A Meloni interessa trovare un modo per non sciupare il buon consenso che FdI realisticamente incasserà anche alle Europee. Si profila dunque un’altra prova di equilibrismo o, se preferite, di schizofrenia dissimulata: campagna estremista in Italia per non perdere un solo voto del forziere sovranista e posa moderata in Europa per capitalizzare a dovere il risultato delle urne. Ma soffocare il revanscismo leghista ingaggiandosi nella concorrenza a chi più si oppone a “sostituzione etnica” e “lobby gay” non renderà semplice il presentarsi a Bruxelles con ambizioni di svolta politica e richieste di posti con portafoglio capiente.

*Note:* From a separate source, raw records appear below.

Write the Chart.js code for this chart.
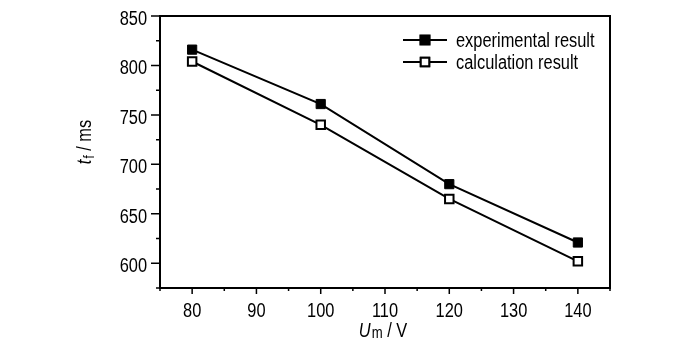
<!DOCTYPE html>
<html>
<head>
<meta charset="utf-8">
<script src="https://cdn.jsdelivr.net/npm/chart.js@4.4.0/dist/chart.umd.min.js"></script>
<style>
html, body { margin: 0; padding: 0; background: #fff; }
</style>
</head>
<body>
<canvas id="chart1" width="700" height="348"></canvas>
<script>
// values
const voltage = [80, 100, 120, 140];
const experimental = [816, 761, 680, 621];
const calculation = [804, 740, 665, 602];
const seriesNames = ['experimental result', 'calculation result'];
const xRange = [75, 145];
const yRange = [575, 850];

const FONT = '"Liberation Sans", Arial, sans-serif';
const SQUEEZE = 0.82; // reference font is a narrow grotesque

// text drawn horizontally squeezed around its anchor
function narrowText(ctx, text, x, y, font, align) {
  ctx.save();
  ctx.font = font;
  ctx.textAlign = align || 'left';
  ctx.textBaseline = 'alphabetic';
  ctx.translate(x, y);
  ctx.scale(SQUEEZE, 1);
  ctx.fillText(text, 0, 0);
  const w = ctx.measureText(text).width * SQUEEZE;
  ctx.restore();
  return w;
}
function narrowWidth(ctx, text, font) {
  ctx.save();
  ctx.font = font;
  const w = ctx.measureText(text).width * SQUEEZE;
  ctx.restore();
  return w;
}

// box, outward ticks (major + minor), tick labels, legend and axis titles
const decorations = {
  id: 'decorations',
  afterDatasetsDraw(chart) {
    const {ctx, chartArea: {left, top, right, bottom}, scales: {x, y}} = chart;
    ctx.save();
    ctx.strokeStyle = '#000';
    ctx.fillStyle = '#000';
    ctx.lineWidth = 2;
    ctx.strokeRect(left, top, right - left, bottom - top);

    ctx.lineWidth = 1.5;
    ctx.beginPath();
    x.ticks.forEach(t => {
      const px = x.getPixelForValue(t.value);
      const len = t.value % 10 === 0 ? 6 : 3;
      ctx.moveTo(px, bottom);
      ctx.lineTo(px, bottom + len);
    });
    y.ticks.forEach(t => {
      const py = y.getPixelForValue(t.value);
      const len = t.value % 50 === 0 ? 9 : 4;
      ctx.moveTo(left, py);
      ctx.lineTo(left - len, py);
    });
    ctx.stroke();

    const tickFont = '20px ' + FONT;
    x.ticks.forEach(t => {
      if (t.value % 10 !== 0 || t.value < 80 || t.value > 140) return;
      narrowText(ctx, String(t.value), x.getPixelForValue(t.value), bottom + 29, tickFont, 'center');
    });
    y.ticks.forEach(t => {
      if (t.value % 50 !== 0) return;
      narrowText(ctx, String(t.value), left - 13, y.getPixelForValue(t.value) + 9, tickFont, 'right');
    });

    // legend
    const rows = [40, 62];
    chart.data.datasets.forEach((ds, i) => {
      const ly = rows[i];
      ctx.lineWidth = 2;
      ctx.beginPath();
      ctx.moveTo(403, ly);
      ctx.lineTo(447, ly);
      ctx.stroke();
      Chart.helpers.drawPoint(ctx, {
        pointStyle: 'rect', radius: ds.pointRadius, borderWidth: ds.pointBorderWidth, rotation: 0
      }, 425, ly);
      ctx.fillStyle = ds.pointBackgroundColor;
      ctx.fill();
      ctx.lineWidth = ds.pointBorderWidth;
      ctx.stroke();
      ctx.fillStyle = '#000';
      narrowText(ctx, ds.label, 456, ly + 7, '20px ' + FONT, 'left');
    });

    // x title: U_m / V
    const fU = 'italic 20px ' + FONT, fSub = '16px ' + FONT, fMain = '20px ' + FONT;
    const total = narrowWidth(ctx, 'U', fU) + 1 + narrowWidth(ctx, 'm', fSub) + narrowWidth(ctx, ' / V', fMain);
    let tx = (left + right) / 2 - 2 - total / 2;
    tx += narrowText(ctx, 'U', tx, 337, fU) + 1;
    tx += narrowText(ctx, 'm', tx, 338, fSub);
    narrowText(ctx, ' / V', tx, 337, fMain);

    // y title: t_f / ms (rotated)
    const fT = 'italic 20px ' + FONT, fF = '14px ' + FONT;
    const total2 = narrowWidth(ctx, 't', fT) + 1 + narrowWidth(ctx, 'f', fF) + narrowWidth(ctx, ' / ms', fMain);
    ctx.translate(91, 142);
    ctx.rotate(-Math.PI / 2);
    let ty = -total2 / 2;
    ty += narrowText(ctx, 't', ty, 0, fT) + 1;
    ty += narrowText(ctx, 'f', ty, 3, fF);
    narrowText(ctx, ' / ms', ty, 0, fMain);
    ctx.restore();
  }
};

const config = {
  type: 'line',
  data: {
    datasets: [
      {
        label: seriesNames[0],
        data: voltage.map((v, i) => ({x: v, y: experimental[i]})),
        borderColor: '#000',
        borderWidth: 2,
        pointStyle: 'rect',
        pointRadius: 6.5,
        pointBackgroundColor: '#000',
        pointBorderColor: '#000',
        pointBorderWidth: 1
      },
      {
        label: seriesNames[1],
        data: voltage.map((v, i) => ({x: v, y: calculation[i]})),
        borderColor: '#000',
        borderWidth: 2,
        pointStyle: 'rect',
        pointRadius: 6,
        pointBackgroundColor: '#fff',
        pointBorderColor: '#000',
        pointBorderWidth: 2
      }
    ]
  },
  options: {
    responsive: false,
    animation: false,
    layout: {padding: {left: 0, right: 90, top: 16, bottom: 0}},
    plugins: {legend: {display: false}, tooltip: {enabled: false}},
    scales: {
      x: {
        type: 'linear',
        min: xRange[0],
        max: xRange[1],
        afterFit(scale) { scale.height = 60; scale.paddingLeft = 0; scale.paddingRight = 0; },
        grid: {display: false, drawTicks: false},
        border: {display: false},
        ticks: {stepSize: 5, display: false, autoSkip: false}
      },
      y: {
        min: yRange[0],
        max: yRange[1],
        afterFit(scale) { scale.width = 160; scale.paddingTop = 0; scale.paddingBottom = 0; },
        grid: {display: false, drawTicks: false},
        border: {display: false},
        ticks: {stepSize: 25, display: false, autoSkip: false}
      }
    }
  },
  plugins: [decorations]
};

new Chart(document.getElementById('chart1'), config);
</script>
</body>
</html>
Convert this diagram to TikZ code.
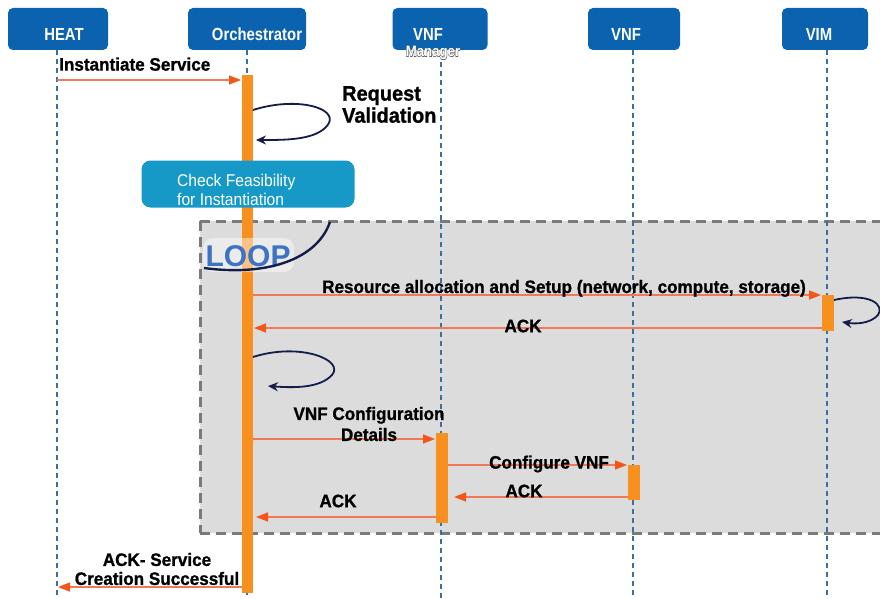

Fin qui Meloni ha considerato ininfluente questo uso di un doppio registro, nella ragionevole certezza che a buona parte degli elettori italiani interessi ormai poco questionare di incoerenze o incrostazioni ideologiche. Per continuare a godere di questa benevola disattenzione, però, servono risultati di governo e scelte, queste sì, non rinviabili né aggirabili: come evitare il rischio di una manovra senza risorse, come abbassare il costo dei carburanti dopo aver tradito la promessa di abolizione delle accise, come trovare soluzioni multilaterali ai problemi che l’Italia non è in condizione di affrontare da sola o con la vuota retorica del nazionalismo, la stessa che ha portato Meloni a sbattere sui no dei suoi alleati europei in tema di redistribuzione dei migranti e riscrittura delle regole di accesso dei profughi al continente.
La formula di lotta e di governo funziona finché non diventa chiaro anche agli elettori più ben disposti che inscenare la lotta a ogni occasione, anche a costo di andare come ieri a battibeccare sui profili social della leader dell’opposizione, è soprattutto un modo per non governare davvero. Pure qui, in fondo, resta forse una eco dei complessi di famiglia: la destra missina ha trascorso così tanti anni a invocare il diritto di governare da aver rimosso che ora è un dovere. Per giunta, non esercitabile con quelle antiche tiritere vittimiste ancora buone per vendere su Amazon libri autoprodotti, contro il pensiero unico delle minoranze.